Well, there's no easy way to put this: my mother-in-law died late Sunday night.
I am glad she is at peace. I am very sorry she is gone. She was 84, a slight, blonde, pretty woman with a Polish accent and just the vaguest hint of Gracie Allen about her. If you didn't know her well, you would never have guessed that she had survived the Holocaust by masquerading as a Christian. This didn't mean she evaded the camps--it just mean she had a slightly higher chance of surviving while she was in them. More than 50 years after the end of the war, she could recite all the Christian prayers in Polish--just in case she was ever tested again. She rarely spoke specifically about the time, calling it, with just the slightest bit of understatement, "When I was pretending not to be Jewish."
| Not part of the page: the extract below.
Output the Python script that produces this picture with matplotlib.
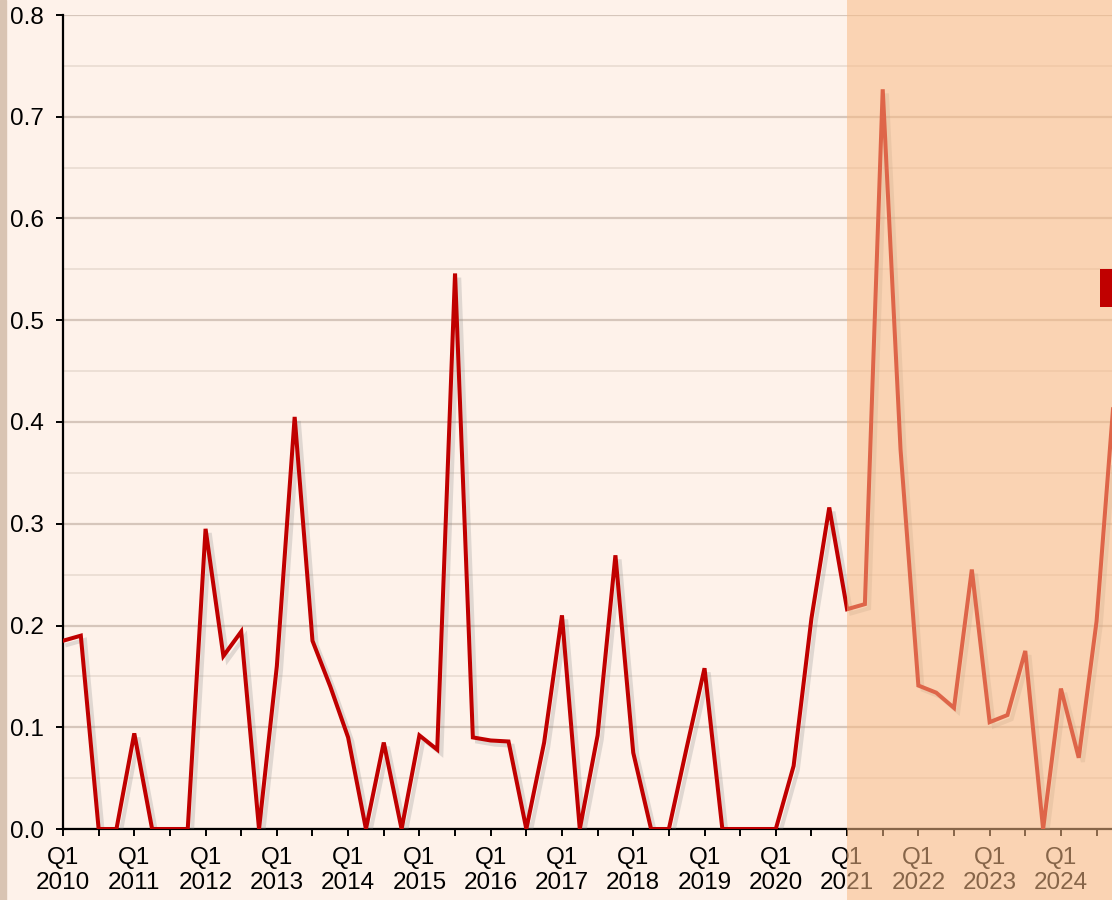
import numpy as np
import matplotlib
matplotlib.use("Agg")
import matplotlib.pyplot as plt
import matplotlib.patheffects as pe
from matplotlib.patches import Rectangle

plt.rcParams['font.family'] = ['Liberation Sans', 'DejaVu Sans']

# quarterly values, Q1 2010 onwards
years = list(range(2010, 2025))
values = [0.185, 0.190, 0.0, 0.0,
          0.094, 0.0, 0.0, 0.0,
          0.295, 0.170, 0.194, 0.0,
          0.160, 0.405, 0.185, 0.140,
          0.090, 0.0, 0.085, 0.0,
          0.092, 0.078, 0.546, 0.090,
          0.087, 0.086, 0.0, 0.085,
          0.210, 0.0, 0.092, 0.269,
          0.075, 0.0, 0.0, 0.080,
          0.158, 0.0, 0.0, 0.0,
          0.0, 0.062, 0.207, 0.316,
          0.216, 0.221, 0.727, 0.373,
          0.141, 0.134, 0.119, 0.255,
          0.105, 0.112, 0.175, 0.0,
          0.138, 0.070, 0.204, 0.430]

bg = '#FEF2EA'
fig = plt.figure(figsize=(11.12, 9), dpi=100, facecolor=bg)
W, H = 1112, 900
ax = fig.add_axes([63 / W, (H - 829) / H, (W - 63) / W, (829 - 15) / H])
ax.set_facecolor(bg)

x = np.arange(len(values))
ax.plot(x, values, color='#C00000', lw=2.9, solid_joinstyle='miter', zorder=3,
        path_effects=[pe.SimpleLineShadow(offset=(3, -3), shadow_color='#888888', alpha=0.25),
                      pe.Normal()])

ax.set_ylim(0, 0.8)
ax.set_xlim(0, (W - 63) / 17.82)
ax.set_yticks(np.arange(0, 0.81, 0.1))
ax.set_yticklabels([f"{v:.1f}" for v in np.arange(0, 0.81, 0.1)])
ax.set_yticks(np.arange(0.05, 0.8, 0.1), minor=True)

ticks = list(range(0, len(values), 2))
labels = [f"Q1\n{years[t // 4]}" if t % 4 == 0 else "" for t in ticks]
ax.set_xticks(ticks)
ax.set_xticklabels(labels)

ax.grid(axis='y', which='major', color='#D6C6BB', lw=1.6, zorder=0)
ax.grid(axis='y', which='minor', color='#EBDDD3', lw=1.3, zorder=0)
ax.set_axisbelow(True)

for s in ['top', 'right']:
    ax.spines[s].set_visible(False)
for s in ['left', 'bottom']:
    ax.spines[s].set_linewidth(1.6)
    ax.spines[s].set_color('black')
ax.tick_params(axis='both', which='major', length=5, width=1.4, labelsize=17.5, color='black')
ax.tick_params(axis='y', which='minor', length=0)
ax.tick_params(axis='y', pad=9)
ax.tick_params(axis='x', pad=8)
for lab in ax.get_xticklabels():
    lab.set_linespacing(1.2)

# left edge strip
fig.patches.append(Rectangle((0, 0), 6 / W, 1, transform=fig.transFigure,
                             color='#D9C4B3', zorder=5))
# forecast highlight overlay
fig.patches.append(Rectangle((847 / W, 0), 1 - 847 / W, 1, transform=fig.transFigure,
                             color='#F7BA86', alpha=0.55, lw=0, zorder=10))
# partially visible legend marker
fig.patches.append(Rectangle((1100 / W, (H - 307) / H), 0.02, 38 / H, transform=fig.transFigure,
                             color='#C00000', lw=0, zorder=11))

fig.savefig('out.png', dpi=100, facecolor=bg)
When the war ended, she discovered she was the only member of her family to survive. She ended up in Germany, where she met an educated young man from Poland, who had once attended yeshiva, but had ended up driving trucks for the Russian army. He didn't like her hat, but they still ended up dating. They later broke up, still in Germany, because his family discouraged him from bringing anyone over to the United States. He lied and said he had a fiancee in Israel. So they made their way separately to the United States.
To New York City, where so many things are reborn.
The young man, now working in a relative's electronic store, was instructed to deliver a repaired toaster to a dentist's office in the East 50s.
And there Marie was, waiting for a dental appointment.
As my mother-in-law told it, "Who bumps into anyone in New York?" And so she and Joseph, the young man, began to date again, and when they married, Joseph, still shaky in his English, shouted "Yes!" when the justice of the peace asked, "Do you take this woman?"
Yes.
They were married 56 years. They had three sons. It was hard, starting over as adults, mastering English, becoming the only Jewish family in their Staten Island neighborhood, but at the end of her life, Marie's neighbors crowded the sidewalk outside her house, asking about her. Marie went back to school when she was 38, getting her GED, driver's license, and college degree over the years. She taught crafts to the mentally ill, and told me, confidentially, that she had gone back to school because she wanted her own money. She walked through life both haunted by her wartime life, and illuminated by an undeniable charm.